AWS Data Pipeline Limits - AWS Data Pipeline

AWS Data Pipeline Limits

To ensure that there is capacity for all users, AWS Data Pipeline imposes limits on the resources that you can allocate and the rate at which you can allocate resources.

Account Limits

The following limits apply to a single AWS account. If you require additional capacity, you can use the Amazon Web Services Support Center request form to increase your capacity.

Attribute Limit Adjustable
Number of pipelines 100 Yes
Number of objects per pipeline 100 Yes
Number of active instances per object 5 Yes
Number of fields per object 50 No
Number of UTF8 bytes per field name or identifier 256 No
Number of UTF8 bytes per field 10,240 No
Number of UTF8 bytes per object 15,360 (including field names) No
Rate of creation of an instance from an object 1 per 5 minutes No
Retries of a pipeline activity 5 per task No
Minimum delay between retry attempts 2 minutes No
Minimum scheduling interval 15 minutes No
Maximum number of roll-ups into a single object 32 No
Maximum number of EC2 instances per Ec2Resource object 1 No

Web Service Call Limits

AWS Data Pipeline limits the rate at which you can call the web service API. These limits also apply to AWS Data Pipeline agents that call the web service API on your behalf, such as the console, CLI, and Task Runner.

The following limits apply to a single AWS account.
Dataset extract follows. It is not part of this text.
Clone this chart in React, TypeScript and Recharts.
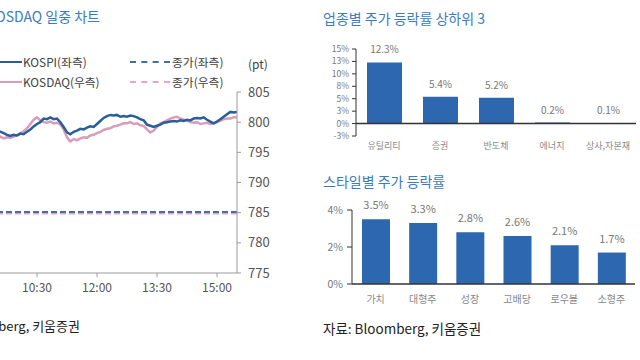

This means the total usage on the account, including that by users, cannot exceed these limits.

The burst rate lets you save up web service calls during periods of inactivity and expend them all in a short amount of time. For example, CreatePipeline has a regular rate of one call each five seconds. If you don't call the service for 30 seconds, you have six calls saved up. You could then call the web service six times in a second. Because this is below the burst limit and keeps your average calls at the regular rate limit, your calls are not throttled.

If you exceed the rate limit and the burst limit, your web service call fails and returns a throttling exception. The default implementation of a worker, Task Runner, automatically retries API calls that fail with a throttling exception. Task Runner has a back off so that subsequent attempts to call the API occur at increasingly longer intervals. If you write a worker, we recommend that you implement similar retry logic.

These limits are applied against an individual AWS account.

API Regular rate limit Burst limit
ActivatePipeline 1 call per second 100 calls
CreatePipeline 1 call per second 100 calls
DeletePipeline 1 call per second 100 calls
DescribeObjects 2 calls per second 100 calls
DescribePipelines 1 call per second 100 calls
GetPipelineDefinition 1 call per second 100 calls
PollForTask 2 calls per second 100 calls
ListPipelines 1 call per second 100 calls
PutPipelineDefinition 1 call per second 100 calls
QueryObjects 2 calls per second 100 calls
ReportTaskProgress 10 calls per second 100 calls
SetTaskStatus 10 calls per second 100 calls
SetStatus 1 call per second 100 calls
ReportTaskRunnerHeartbeat 1 call per second 100 calls
ValidatePipelineDefinition 1 call per second 100 calls

Scaling Considerations

AWS Data Pipeline scales to accommodate a huge number of concurrent tasks and you can configure it to automatically create the resources necessary to handle large workloads. These automatically created resources are under your control and count against your AWS account resource limits. For example, if you configure AWS Data Pipeline to automatically create a 20-node Amazon EMR cluster to process data and your AWS account has an EC2 instance limit set to 20, you may inadvertently exhaust your available backfill resources. As a result, consider these resource restrictions in your design or increase your account limits accordingly.

If you require additional capacity, you can use the Amazon Web Services Support Center request form to increase your capacity.